[Material supplied start]

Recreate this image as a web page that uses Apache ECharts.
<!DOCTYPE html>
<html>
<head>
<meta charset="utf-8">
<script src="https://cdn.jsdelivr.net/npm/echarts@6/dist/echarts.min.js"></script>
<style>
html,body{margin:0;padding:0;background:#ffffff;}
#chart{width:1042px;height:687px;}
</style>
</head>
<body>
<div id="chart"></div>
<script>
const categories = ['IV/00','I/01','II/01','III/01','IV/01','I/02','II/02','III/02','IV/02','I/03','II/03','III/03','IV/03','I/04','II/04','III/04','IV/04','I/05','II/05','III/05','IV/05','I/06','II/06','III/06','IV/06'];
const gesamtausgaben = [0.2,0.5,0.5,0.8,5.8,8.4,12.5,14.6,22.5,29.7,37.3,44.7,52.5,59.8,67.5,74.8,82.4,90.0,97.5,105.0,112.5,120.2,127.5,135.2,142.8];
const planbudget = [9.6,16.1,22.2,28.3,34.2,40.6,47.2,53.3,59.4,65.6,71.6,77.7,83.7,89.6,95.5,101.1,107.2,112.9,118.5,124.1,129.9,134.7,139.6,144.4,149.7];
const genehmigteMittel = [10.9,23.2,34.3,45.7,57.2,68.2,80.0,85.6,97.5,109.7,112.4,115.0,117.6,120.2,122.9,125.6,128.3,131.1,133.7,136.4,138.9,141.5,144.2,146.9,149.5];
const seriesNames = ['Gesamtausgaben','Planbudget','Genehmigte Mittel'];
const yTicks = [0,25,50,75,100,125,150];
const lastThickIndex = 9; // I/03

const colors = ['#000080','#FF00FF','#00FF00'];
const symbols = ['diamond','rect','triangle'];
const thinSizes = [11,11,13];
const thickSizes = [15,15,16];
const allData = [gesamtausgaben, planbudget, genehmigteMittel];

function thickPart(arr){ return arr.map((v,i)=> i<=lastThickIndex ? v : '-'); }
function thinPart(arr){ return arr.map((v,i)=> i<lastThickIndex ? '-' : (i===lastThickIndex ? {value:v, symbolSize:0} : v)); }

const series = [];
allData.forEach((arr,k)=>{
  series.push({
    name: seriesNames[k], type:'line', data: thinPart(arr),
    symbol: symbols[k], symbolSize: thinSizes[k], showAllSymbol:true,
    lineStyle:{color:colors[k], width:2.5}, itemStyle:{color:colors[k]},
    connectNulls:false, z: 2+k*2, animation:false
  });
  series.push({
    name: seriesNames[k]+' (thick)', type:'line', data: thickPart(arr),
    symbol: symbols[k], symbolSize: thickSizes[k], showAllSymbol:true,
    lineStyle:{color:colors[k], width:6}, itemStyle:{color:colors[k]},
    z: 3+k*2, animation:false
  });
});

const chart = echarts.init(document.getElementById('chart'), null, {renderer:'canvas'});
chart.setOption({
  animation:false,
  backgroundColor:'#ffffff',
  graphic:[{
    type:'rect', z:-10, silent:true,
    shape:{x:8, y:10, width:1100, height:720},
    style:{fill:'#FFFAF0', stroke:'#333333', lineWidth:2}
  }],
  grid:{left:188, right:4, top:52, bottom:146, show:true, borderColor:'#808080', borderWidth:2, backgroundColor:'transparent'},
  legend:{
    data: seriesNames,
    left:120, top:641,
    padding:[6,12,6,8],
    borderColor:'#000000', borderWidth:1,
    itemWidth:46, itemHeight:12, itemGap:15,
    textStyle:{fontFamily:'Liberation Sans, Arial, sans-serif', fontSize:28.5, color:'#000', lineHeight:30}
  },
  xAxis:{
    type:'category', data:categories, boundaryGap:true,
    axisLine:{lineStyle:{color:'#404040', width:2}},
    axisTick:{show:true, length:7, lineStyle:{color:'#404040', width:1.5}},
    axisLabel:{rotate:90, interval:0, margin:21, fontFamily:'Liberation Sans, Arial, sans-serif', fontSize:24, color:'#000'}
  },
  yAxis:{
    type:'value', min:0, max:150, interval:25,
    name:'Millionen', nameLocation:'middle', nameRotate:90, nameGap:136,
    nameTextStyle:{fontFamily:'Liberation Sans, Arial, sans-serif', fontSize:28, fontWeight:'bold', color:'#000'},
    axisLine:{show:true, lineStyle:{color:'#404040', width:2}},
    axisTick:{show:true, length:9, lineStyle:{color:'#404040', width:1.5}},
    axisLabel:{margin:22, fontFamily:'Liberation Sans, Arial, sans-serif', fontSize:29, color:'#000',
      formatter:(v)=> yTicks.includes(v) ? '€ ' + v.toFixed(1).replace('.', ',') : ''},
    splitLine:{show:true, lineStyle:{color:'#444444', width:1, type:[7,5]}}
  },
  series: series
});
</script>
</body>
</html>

[Material supplied end]
[Material supplied start]

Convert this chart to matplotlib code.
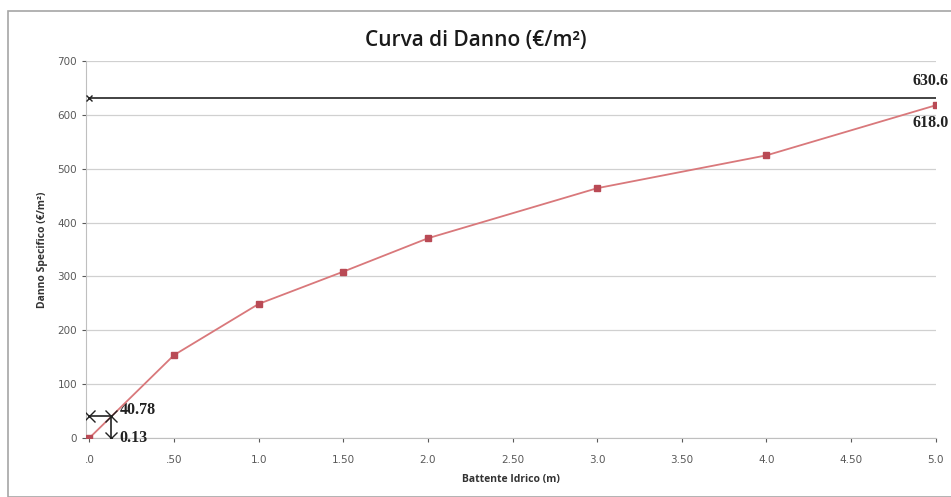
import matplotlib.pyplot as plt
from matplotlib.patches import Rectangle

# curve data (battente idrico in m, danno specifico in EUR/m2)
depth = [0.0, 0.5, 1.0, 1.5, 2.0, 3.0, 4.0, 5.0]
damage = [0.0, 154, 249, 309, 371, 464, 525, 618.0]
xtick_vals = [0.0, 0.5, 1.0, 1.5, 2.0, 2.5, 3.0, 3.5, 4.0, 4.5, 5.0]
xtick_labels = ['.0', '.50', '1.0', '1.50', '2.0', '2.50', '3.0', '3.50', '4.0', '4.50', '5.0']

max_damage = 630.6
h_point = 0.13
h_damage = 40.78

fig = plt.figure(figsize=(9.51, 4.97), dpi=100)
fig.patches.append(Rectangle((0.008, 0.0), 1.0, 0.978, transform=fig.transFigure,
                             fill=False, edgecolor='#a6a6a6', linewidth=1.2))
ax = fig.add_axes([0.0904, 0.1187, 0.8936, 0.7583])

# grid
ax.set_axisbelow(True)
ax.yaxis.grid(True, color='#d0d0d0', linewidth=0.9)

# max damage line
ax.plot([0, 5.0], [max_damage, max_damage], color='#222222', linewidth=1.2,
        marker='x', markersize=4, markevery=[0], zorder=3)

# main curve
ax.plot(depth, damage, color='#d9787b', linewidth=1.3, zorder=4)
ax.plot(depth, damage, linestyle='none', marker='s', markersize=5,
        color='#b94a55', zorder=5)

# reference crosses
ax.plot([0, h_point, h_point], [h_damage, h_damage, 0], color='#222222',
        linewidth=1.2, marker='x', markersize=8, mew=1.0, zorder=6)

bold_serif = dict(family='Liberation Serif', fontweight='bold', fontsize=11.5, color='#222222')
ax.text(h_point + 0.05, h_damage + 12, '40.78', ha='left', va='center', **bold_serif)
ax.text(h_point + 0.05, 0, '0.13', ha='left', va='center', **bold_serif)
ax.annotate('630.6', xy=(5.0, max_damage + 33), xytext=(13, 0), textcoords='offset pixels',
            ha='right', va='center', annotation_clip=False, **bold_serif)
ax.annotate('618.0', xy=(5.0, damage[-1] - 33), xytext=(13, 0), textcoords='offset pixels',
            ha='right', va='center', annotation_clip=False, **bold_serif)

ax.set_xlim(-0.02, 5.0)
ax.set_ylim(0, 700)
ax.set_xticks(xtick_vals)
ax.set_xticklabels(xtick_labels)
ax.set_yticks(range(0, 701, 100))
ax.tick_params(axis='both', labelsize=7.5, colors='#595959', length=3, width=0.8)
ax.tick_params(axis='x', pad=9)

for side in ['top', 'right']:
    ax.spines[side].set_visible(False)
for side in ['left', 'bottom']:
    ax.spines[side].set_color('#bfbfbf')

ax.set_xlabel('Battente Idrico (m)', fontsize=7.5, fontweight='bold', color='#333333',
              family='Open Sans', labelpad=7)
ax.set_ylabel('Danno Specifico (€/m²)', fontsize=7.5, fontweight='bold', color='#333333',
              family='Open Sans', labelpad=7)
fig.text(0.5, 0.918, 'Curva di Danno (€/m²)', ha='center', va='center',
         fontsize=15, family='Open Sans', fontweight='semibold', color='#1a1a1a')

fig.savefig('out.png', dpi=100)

[Material supplied end]

## Written instruction
Exactly and exclusively, reproduce the lines that start at the line containing "Recreate this image" and end at the line containing "return arr.map((v,i)=> i<lastThickIndex", inclusive of both.

## Task response
Recreate this image as a web page that uses Apache ECharts.
<!DOCTYPE html>
<html>
<head>
<meta charset="utf-8">
<script src="https://cdn.jsdelivr.net/npm/echarts@6/dist/echarts.min.js"></script>
<style>
html,body{margin:0;padding:0;background:#ffffff;}
#chart{width:1042px;height:687px;}
</style>
</head>
<body>
<div id="chart"></div>
<script>
const categories = ['IV/00','I/01','II/01','III/01','IV/01','I/02','II/02','III/02','IV/02','I/03','II/03','III/03','IV/03','I/04','II/04','III/04','IV/04','I/05','II/05','III/05','IV/05','I/06','II/06','III/06','IV/06'];
const gesamtausgaben = [0.2,0.5,0.5,0.8,5.8,8.4,12.5,14.6,22.5,29.7,37.3,44.7,52.5,59.8,67.5,74.8,82.4,90.0,97.5,105.0,112.5,120.2,127.5,135.2,142.8];
const planbudget = [9.6,16.1,22.2,28.3,34.2,40.6,47.2,53.3,59.4,65.6,71.6,77.7,83.7,89.6,95.5,101.1,107.2,112.9,118.5,124.1,129.9,134.7,139.6,144.4,149.7];
const genehmigteMittel = [10.9,23.2,34.3,45.7,57.2,68.2,80.0,85.6,97.5,109.7,112.4,115.0,117.6,120.2,122.9,125.6,128.3,131.1,133.7,136.4,138.9,141.5,144.2,146.9,149.5];
const seriesNames = ['Gesamtausgaben','Planbudget','Genehmigte Mittel'];
const yTicks = [0,25,50,75,100,125,150];
const lastThickIndex = 9; // I/03

const colors = ['#000080','#FF00FF','#00FF00'];
const symbols = ['diamond','rect','triangle'];
const thinSizes = [11,11,13];
const thickSizes = [15,15,16];
const allData = [gesamtausgaben, planbudget, genehmigteMittel];

function thickPart(arr){ return arr.map((v,i)=> i<=lastThickIndex ? v : '-'); }
function thinPart(arr){ return arr.map((v,i)=> i<lastThickIndex ? '-' : (i===lastThickIndex ? {value:v, symbolSize:0} : v)); }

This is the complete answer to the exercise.